Oleh : Samidin
Wakatobi, sultranet.com – Baru-baru ini, masyarakat dikejutkan oleh sebuah rekaman yang beredar luas di media sosial, khususnya di Facebook. Rekaman tersebut memuat percakapan antara seorang oknum polisi dan seorang saksi. Dalam percakapan itu, terdengar jelas bagaimana oknum polisi tersebut mencoba meyakinkan sang saksi bahwa statusnya dapat dinaikkan menjadi tersangka jika tidak memenuhi permintaan sejumlah uang tertentu.
Yang menjadi sorotan utama bukanlah kasus yang sedang ditangani, melainkan tindakan oknum polisi tersebut. Dalam rekaman itu, ia bahkan mencatut tiga lembaga hukum sekaligus: Kepolisian, Kejaksaan, dan Pengadilan. Kalimat-kalimat yang keluar dari mulutnya terdengar begitu lancar, seolah-olah praktik semacam itu sudah biasa dilakukan.
Tekanan psikologis tampak digunakan dalam percakapan tersebut, meskipun tidak ada bentakan atau ancaman fisik. Metode ini sering disebut sebagai coercive persuasion, yaitu cara untuk membuat seseorang merasa takut, lalu menawarkan solusi agar permasalahan yang dihadapi dapat “diatasi.” Fenomena ini mengundang pertanyaan besar tentang integritas lembaga hukum di Wakatobi, atau bahkan di Indonesia secara umum.
Tindakan ini tidak hanya merusak citra individu yang terlibat, tetapi juga menodai kredibilitas institusi hukum secara keseluruhan. Dalam konteks masyarakat yang sudah sering dihadapkan pada isu korupsi dan penyalahgunaan wewenang, rekaman ini memperdalam rasa ketidakpercayaan publik terhadap penegak hukum. Apakah ini hanyalah puncak dari fenomena Gunung Es? Jika memang demikian, berarti ada kemungkinan masih banyak kasus serupa yang belum terungkap.
Kasus ini juga mengingatkan kita pada berbagai permasalahan hukum lain di Wakatobi yang hingga kini masih menjadi misteri. Sebut saja kasus Bawang Merah, penyalahgunaan BBM bersubsidi, hingga tambang ilegal Galian C. Semua ini menunjukkan bahwa ada pola pengelolaan hukum yang perlu dibenahi secara serius.
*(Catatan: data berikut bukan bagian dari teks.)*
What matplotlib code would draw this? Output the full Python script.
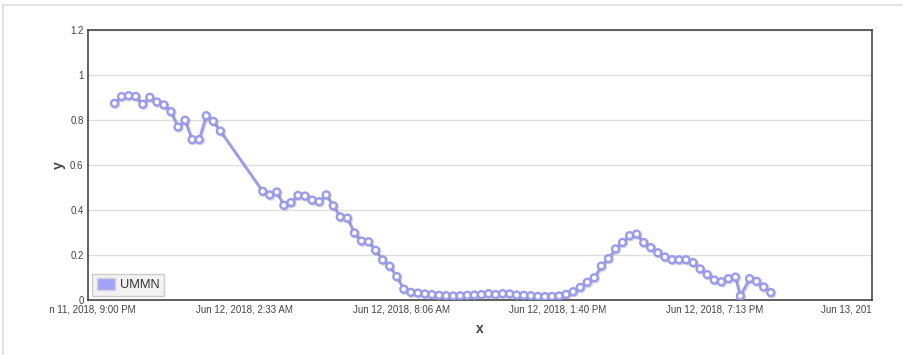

Apabila praktik semacam ini terus dibiarkan, maka dampaknya akan jauh lebih besar daripada sekadar citra buruk institusi hukum. Ketidakadilan yang dirasakan masyarakat dapat memicu ketidakpuasan sosial yang lebih luas, bahkan berpotensi menurunkan tingkat kepatuhan hukum di masyarakat. Dalam kondisi seperti ini, lembaga hukum tidak hanya gagal menjalankan tugasnya sebagai penegak keadilan, tetapi juga menciptakan lingkungan yang memperparah ketidakadilan.
Harapan kita semua adalah agar ketiga lembaga hukum yang disebut dalam rekaman tersebut dapat menjaga dan mengembalikan kepercayaan publik. Tugas besar menanti mereka, untuk membuktikan bahwa hukum di negeri ini masih bisa ditegakkan dengan adil, transparan, dan tanpa intervensi kepentingan pribadi. Tidak ada cara lain untuk memulihkan kepercayaan selain dengan tindakan nyata dan konsisten dalam menegakkan hukum tanpa pandang bulu.
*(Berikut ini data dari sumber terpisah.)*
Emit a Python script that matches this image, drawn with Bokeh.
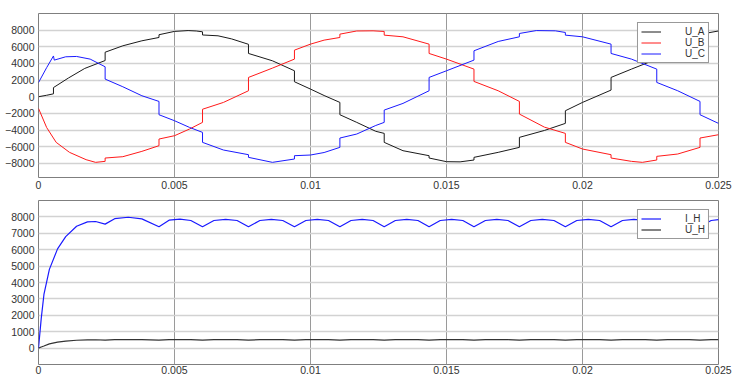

Kita, sebagai masyarakat, juga memiliki peran untuk terus mengawasi, bersuara, dan mendorong transparansi dalam setiap proses hukum yang terjadi. Keberanian untuk melaporkan penyimpangan seperti yang ada dalam rekaman ini adalah langkah awal yang harus kita dukung dan apresiasi. Karena hanya dengan upaya kolektif, harapan terhadap keadilan yang sesungguhnya dapat terwujud.